The National Aeronautics and Space Administration (NASA) has published a detailed plan for its Artemis lunar exploration programme on 22 September. The plan is in line with the space agency’s vision of sending the first woman and the next man, on the Moon by 2024.

NASA aspires to study the Moon in great details and explore new areas by sending in astronauts. They aim to create sustainable missions by 2028 and finally take the “next giant leap” of sending a human to the surface of Mars.

This illustration made available by NASA in April 2020 depicts Artemis astronauts on the Moon. On Thursday, April 30, 2020, NASA announced the three companies that will develop, build and fly lunar landers, with the goal of returning astronauts to the moon by 2024. The companies are SpaceX, led by Elon Musk; Blue Origin, founded by Amazon’s Jeff Bezos; and Dynetics, a Huntsville, Ala., subsidiary of Leidos. (NASA via AP)

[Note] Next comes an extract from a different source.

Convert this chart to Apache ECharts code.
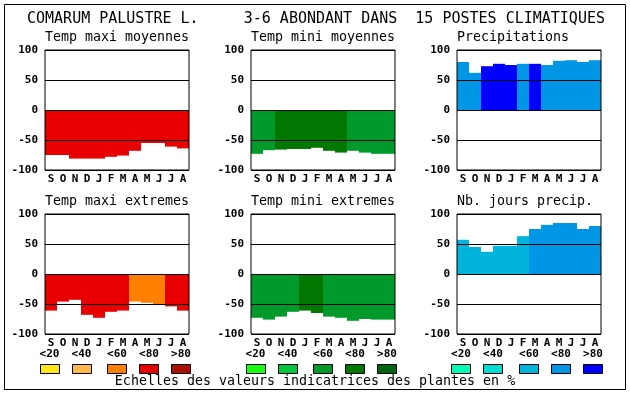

According to the official document open to the general public, the “Moon plan is twofold”. After its “initial human landing by 2024”, the work will be simultaneously carried out towards the “sustainable lunar exploration in the mid- to late 2020s”. NASA mentions that 2024 is not an arbitrary date but the most ambitious goal. The agency’s ultimate goal is to send the first manned mission to our neighbouring planet Mars. With “more countries and companies [taking] aim at the Moon, America needs the earliest possible landing to maintain and build on that leadership, as well as to prepare for a historic first human mission to Mars,” the body said in the plan.

The first step in the plan marks the unmanned mission, called Artemis I, on the Moon in 2021, said NASA in a press release. This will come after a ‘hot fire test’ is conducted on NASA’s new rocket, the Space Launch System (SLS), and the Orion spacecraft. Following a successful hot-fire test, which is to be carried out this fall, the core stage will get integrated with the spacecraft. The American space agency will then launch an SLS and an Orion together on two flight tests around the Moon to “check performance, life support, and communication capabilities”. The second mission, Artemis II, will fly with the crew in 2023.

In 2024, Artemis III will roll out and will see the first astronauts on the lunar South Pole.